« En vérité, le chemin importe peu, la volonté d'arriver suffit à tout », disait Albert Camus dans Le Mythe de Sisyphe. Emmanuel Macron aurait pu faire sienne la phrase du grand écrivain tant c'est par sa seule volonté que va être mis en place le service national universel. Mais le président de la République a dû singulièrement réduire la voilure par rapport à ses ambitions initiales et pris le risque d'être incompris de la jeunesse.

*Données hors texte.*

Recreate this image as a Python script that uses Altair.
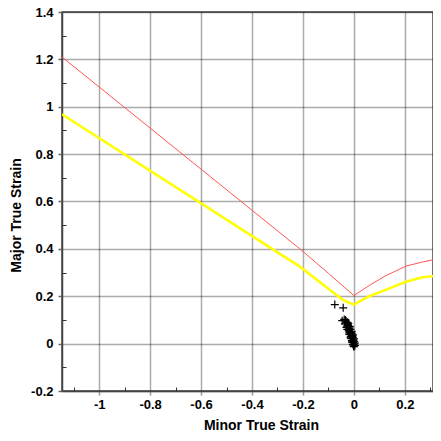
import altair as alt
import pandas as pd

# Forming limit curves (minor strain, major strain)
red_x = [-1.146, -0.212, -0.1, 0.0, 0.06, 0.122, 0.204, 0.27, 0.342]
red_y = [1.21, 0.40, 0.297, 0.203, 0.245, 0.285, 0.327, 0.345, 0.36]

yellow_x = [-1.146, -0.212, -0.1, -0.042, 0.0, 0.06, 0.122, 0.204, 0.27, 0.342]
yellow_y = [0.968, 0.325, 0.232, 0.184, 0.165, 0.2, 0.226, 0.261, 0.28, 0.287]

# Measured strain points
pts_x = [-0.075, -0.042, -0.046, -0.033, -0.025, -0.035, -0.022, -0.029, -0.020,
         -0.020, -0.016, -0.014, -0.012, -0.010, -0.008, -0.006, -0.004, 0.000,
         -0.026, -0.018, -0.012, -0.008, -0.004, -0.002, 0.002, -0.014, -0.010,
         -0.006, -0.002, 0.001, -0.016, -0.009, -0.004, 0.000, -0.024, -0.030,
         -0.038, -0.031, -0.022, -0.017, -0.011, -0.006, 0.003, -0.003, -0.027,
         -0.019, -0.013, -0.007, 0.004, -0.001]
pts_y = [0.165, 0.151, 0.097, 0.100, 0.090, 0.083, 0.076, 0.069, 0.062,
         0.055, 0.047, 0.038, 0.030, 0.021, 0.013, 0.004, -0.004, -0.013,
         0.060, 0.050, 0.042, 0.034, 0.025, 0.016, 0.008, 0.060, 0.045,
         0.030, 0.012, -0.002, 0.072, 0.052, 0.036, 0.020, 0.080, 0.088,
         0.102, 0.095, 0.085, 0.066, 0.050, 0.040, 0.002, 0.005, 0.074,
         0.040, 0.024, 0.008, -0.008, -0.010]

x_major = [-1, -0.8, -0.6, -0.4, -0.2, 0, 0.2]
x_minor = [-1.1, -0.9, -0.7, -0.5, -0.3, -0.1, 0.1, 0.3]
y_major = [-0.2, 0, 0.2, 0.4, 0.6, 0.8, 1, 1.2, 1.4]
y_minor = [-0.1, 0.1, 0.3, 0.5, 0.7, 0.9, 1.1, 1.3]

red_df = pd.DataFrame({"minor": red_x, "major": red_y})
yellow_df = pd.DataFrame({"minor": yellow_x, "major": yellow_y})
pts_df = pd.DataFrame({"minor": pts_x, "major": pts_y})

FONT = "Liberation Sans"
xscale = alt.Scale(domain=[-1.146, 0.3106], nice=False, zero=False)
yscale = alt.Scale(domain=[-0.2, 1.4], nice=False, zero=False)

xaxis = alt.Axis(
    values=x_major, labelExpr="'' + datum.value", title="Minor True Strain",
    grid=True, gridColor="#000000", gridOpacity=0.33, gridWidth=1.5,
    tickSize=4, tickColor="#999999", tickWidth=1.5,
    domainColor="#444444", domainWidth=1.5,
    labelFont=FONT, labelFontSize=13, labelFontWeight="bold", labelColor="#000000",
    labelPadding=3, labelFlush=False,
    titleFont=FONT, titleFontSize=14, titleFontWeight="bold", titleColor="#000000",
    titleX=199, titleY=38.5, titleBaseline="alphabetic", titleAlign="center",
)
yaxis = alt.Axis(
    values=y_major, labelExpr="'' + datum.value", title="Major True Strain",
    grid=True, gridColor="#000000", gridOpacity=0.33, gridWidth=1.5,
    tickSize=4, tickColor="#666666", tickWidth=1.5,
    domainColor="#444444", domainWidth=1.5,
    labelFont=FONT, labelFontSize=13, labelFontWeight="bold", labelColor="#000000",
    labelPadding=5, labelFlush=False,
    titleFont=FONT, titleFontSize=14, titleFontWeight="bold", titleColor="#000000",
    titleX=-42, titleY=203, titleBaseline="alphabetic", titleAlign="center", titleAngle=270,
)

xenc = alt.X("minor:Q", scale=xscale, axis=xaxis)
yenc = alt.Y("major:Q", scale=yscale, axis=yaxis)

red = alt.Chart(red_df).mark_line(color="#ff5555", strokeWidth=1, clip=True).encode(x=xenc, y=yenc)
yellow = alt.Chart(yellow_df).mark_line(color="#ffff00", strokeWidth=2.5, clip=True).encode(x=xenc, y=yenc)
pts = alt.Chart(pts_df).mark_point(
    shape="M-1,0H1M0,-1V1", filled=False, stroke="#000000", strokeWidth=1.2, size=64, opacity=1
).encode(x=xenc, y=yenc)

main = alt.layer(red, yellow, pts)

minor_x_axis = alt.Axis(values=x_minor, labels=False, domain=False, grid=False, title=None,
                        orient="bottom", offset=-4, tickSize=4, tickColor="#333333", tickWidth=1)
minor_y_axis = alt.Axis(values=y_minor, labels=False, domain=False, grid=False, title=None,
                        orient="left", offset=-4, tickSize=4, tickColor="#333333", tickWidth=1)
minor = alt.Chart(red_df).mark_point(opacity=0, clip=True).encode(
    x=alt.X("minor:Q", scale=xscale, axis=minor_x_axis),
    y=alt.Y("major:Q", scale=yscale, axis=minor_y_axis),
)

chart = alt.layer(main, minor).resolve_axis(x="independent", y="independent").properties(
    width=371, height=379,
    autosize=alt.AutoSizeParams(type="none"),
    padding={"left": 54, "top": 4, "right": 0, "bottom": 42},
    background="#ffffff",
).configure_view(stroke="#444444", strokeWidth=1.5)

chart.save("out.html", embed_options={"renderer": "svg", "actions": False})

Durant la campagne, il assurait «Nous créerons un service militaire obligatoire et universel d'un mois. Il s'adressera aux jeunes femmes et hommes aptes de toute une classe d'âge et devra intervenir dans les 3 ans suivant leur 18e anniversaire.» L'armée française, qui consacre un effort important à la lutte contre le terrorisme sur le territoire national, s'était montrée très tôt réticente à devoir gérer le retour d'une conscription qu'elle avait abandonnée en 1997 pour devenir une armée de métier. En février dernier, le président de la République avait revu sa copie, abandonnant le caractère «militaire» pour ne garder que l'appellation «service national universel» mais pour une durée de trois à six mois obligatoires. Bronca cette fois dans les couloirs de Bercy face aux coûts financiers et logistiques faramineux qu'imposerait un tel projet. Face à ce casse-tête, l'Élysée s'est donc rangée à l'avis du groupe de travail sur le sujet qu'elle avait constitué pour retenir un mois de service national universel obligatoire pour les filles et garçons âgés de 16 ans.

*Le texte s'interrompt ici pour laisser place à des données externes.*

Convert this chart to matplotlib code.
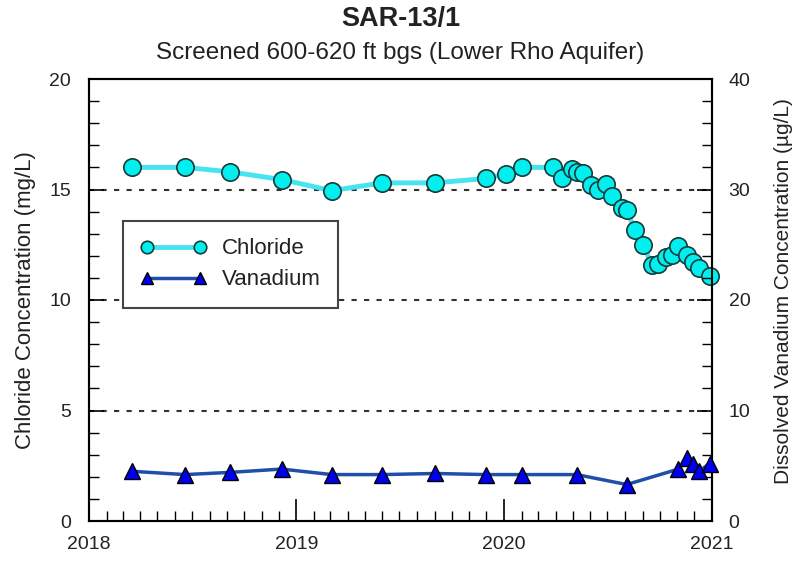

La séquence illustre en tout cas deux faits saillants qui marquent notre époque. D'un côté, le pays est travaillé par la nostalgie du service militaire, dont les origines remontent à la Révolution française avec les armées de l'an II, puis à la loi Jourdan-Delbrel qui institua la «conscription universelle et obligatoire» le 5 septembre 1798. Le service national véhicule encore dans l'opinion l'idée exclusive d'un creuset où les jeunes de toutes origines fraternisaient entre eux au service de la Nation. Qu'importe que derrière cette image d'Épinal nourrie d'anecdotes et de légitimes souvenirs, il y ait eu, aussi, une kyrielle de pistonnés ou de petits malins qui évitaient de faire leur service ou l'effectuaient sous les lambris ministériels. Qu'importe que beaucoup de jeunes espéraient être réformés à l'issue des «trois jours». En voulant réinstaller un tel «rendez-vous avec la Nation», Emmanuel Macron, qui n'a pas fait son service militaire, sait combien ce mythe a nourri le roman national dans lequel le président veut inscrire sa marque.

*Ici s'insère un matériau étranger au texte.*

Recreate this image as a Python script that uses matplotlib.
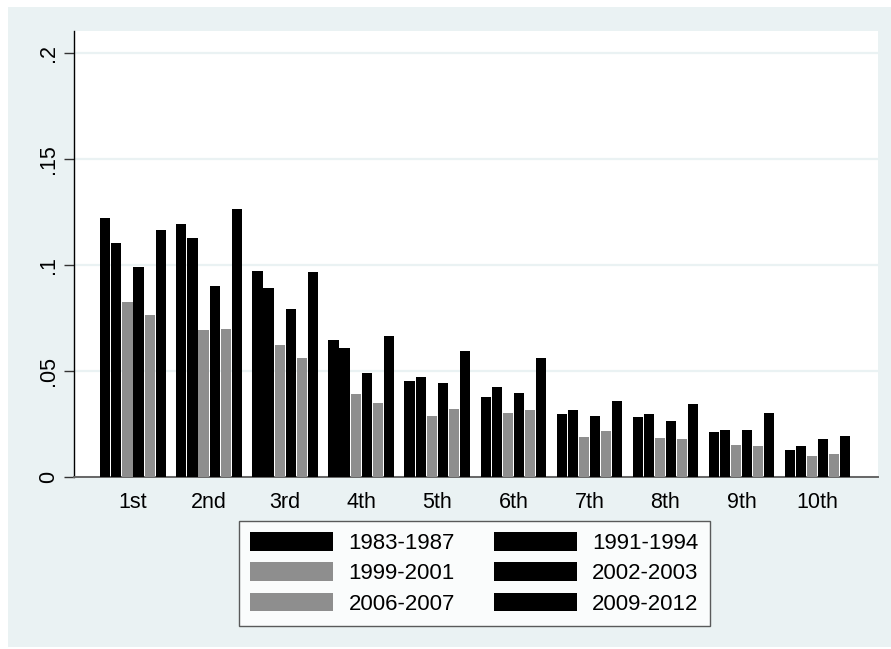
import matplotlib
matplotlib.use("Agg")
import matplotlib.pyplot as plt
import numpy as np
from matplotlib.patches import Rectangle, Patch

categories = ["1st", "2nd", "3rd", "4th", "5th", "6th", "7th", "8th", "9th", "10th"]
series_labels = ["1983-1987", "1991-1994", "1999-2001", "2002-2003", "2006-2007", "2009-2012"]
s1983 = [0.1223, 0.1192, 0.0970, 0.0645, 0.0451, 0.0379, 0.0295, 0.0283, 0.0212, 0.0127]
s1991 = [0.1104, 0.1126, 0.0892, 0.0607, 0.0472, 0.0426, 0.0316, 0.0297, 0.0220, 0.0145]
s1999 = [0.0827, 0.0692, 0.0624, 0.0393, 0.0288, 0.0302, 0.0187, 0.0182, 0.0151, 0.0100]
s2002 = [0.0992, 0.0901, 0.0791, 0.0489, 0.0443, 0.0396, 0.0286, 0.0266, 0.0223, 0.0178]
s2006 = [0.0766, 0.0697, 0.0560, 0.0351, 0.0319, 0.0316, 0.0217, 0.0178, 0.0145, 0.0108]
s2009 = [0.1165, 0.1266, 0.0967, 0.0664, 0.0596, 0.0561, 0.0360, 0.0344, 0.0300, 0.0195]
series = [s1983, s1991, s1999, s2002, s2006, s2009]
colors = ["#000000", "#000000", "#8e8e8e", "#000000", "#8e8e8e", "#000000"]
yticks = [0, 0.05, 0.10, 0.15, 0.20]
ytick_labels = ["0", ".05", ".1", ".15", ".2"]

plt.rcParams['font.family'] = ['Liberation Sans', 'DejaVu Sans']
BG = "#EAF2F3"
W, H = 891, 649
fig = plt.figure(figsize=(W / 100, H / 100), dpi=100, facecolor="white")
fig.patches.append(Rectangle((8 / W, 2 / H), (W - 8) / W, (H - 9) / H,
                             transform=fig.transFigure, facecolor=BG,
                             edgecolor="none", zorder=-10))

ax = fig.add_axes([74 / W, (H - 477) / H, (878 - 74) / W, (477 - 31) / H])
ax.set_facecolor("white")

x = np.arange(len(categories))
step = 0.1459
width = 0.134
handles = []
for i, (vals, c, lab) in enumerate(zip(series, colors, series_labels)):
    offs = (i - 2.5) * step
    ax.bar(x + offs, vals, width=width, color=c, edgecolor="none", zorder=3)
    handles.append(Patch(facecolor=c, edgecolor="none", label=lab))

ax.set_xlim(-0.776, 9.794)
ax.set_ylim(0, 0.2104)
ax.set_yticks(yticks)
ax.set_yticklabels(ytick_labels, rotation=90, va="center", fontsize=15.5)
ax.set_xticks(x)
ax.set_xticklabels(categories, fontsize=15.5)
ax.tick_params(axis="x", length=0, pad=11)
ax.tick_params(axis="y", length=7, width=1, color="#333333", pad=4)
ax.grid(axis="y", color=BG, linewidth=1.6, zorder=0)
ax.set_axisbelow(True)
for s in ["top", "right"]:
    ax.spines[s].set_visible(False)
ax.spines["left"].set_color("#000000")
ax.spines["left"].set_linewidth(1.0)
ax.spines["bottom"].set_color("#666666")
ax.spines["bottom"].set_linewidth(1.4)

order = [0, 2, 4, 1, 3, 5]
leg = fig.legend([handles[i] for i in order], [series_labels[i] for i in order],
                 ncol=2, loc="upper left",
                 bbox_to_anchor=(239 / W, 1 - 521 / H), borderaxespad=0,
                 fontsize=16, handlelength=3.75, handleheight=0.9,
                 handletextpad=0.68, columnspacing=1.75, labelspacing=0.38,
                 borderpad=0.5, fancybox=False, frameon=True)
leg.get_frame().set_edgecolor("#333333")
leg.get_frame().set_linewidth(1.0)

fig.savefig("out.png", dpi=100, facecolor=fig.get_facecolor())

Le retour d'un service universel illustre aussi toute la difficulté de la France à parler à sa jeunesse et à la comprendre. Était-il vraiment nécessaire d'instaurer un mois au milieu de leur scolarité pour inciter les jeunes à s'engager pour leur pays ? Emmanuel Macron s'était récemment adressé à eux en reprenant la célèbre phrase de Kennedy : «Ne vous demandez pas ce que votre pays peut faire pour vous, mais demandez-vous ce que vous pouvez faire pour votre pays.» Pourtant beaucoup d'entre eux sont déjà impliqués dans le monde associatif qui vivifie, lui aussi, le lien entre le peuple et la Nation. Les jeunes pourraient alors assurer au Président qu'ils sont déjà engagés et lui rétorquer, eux aussi, «Engagez-vous» pour la jeunesse… autrement qu'en lui imposant un service national.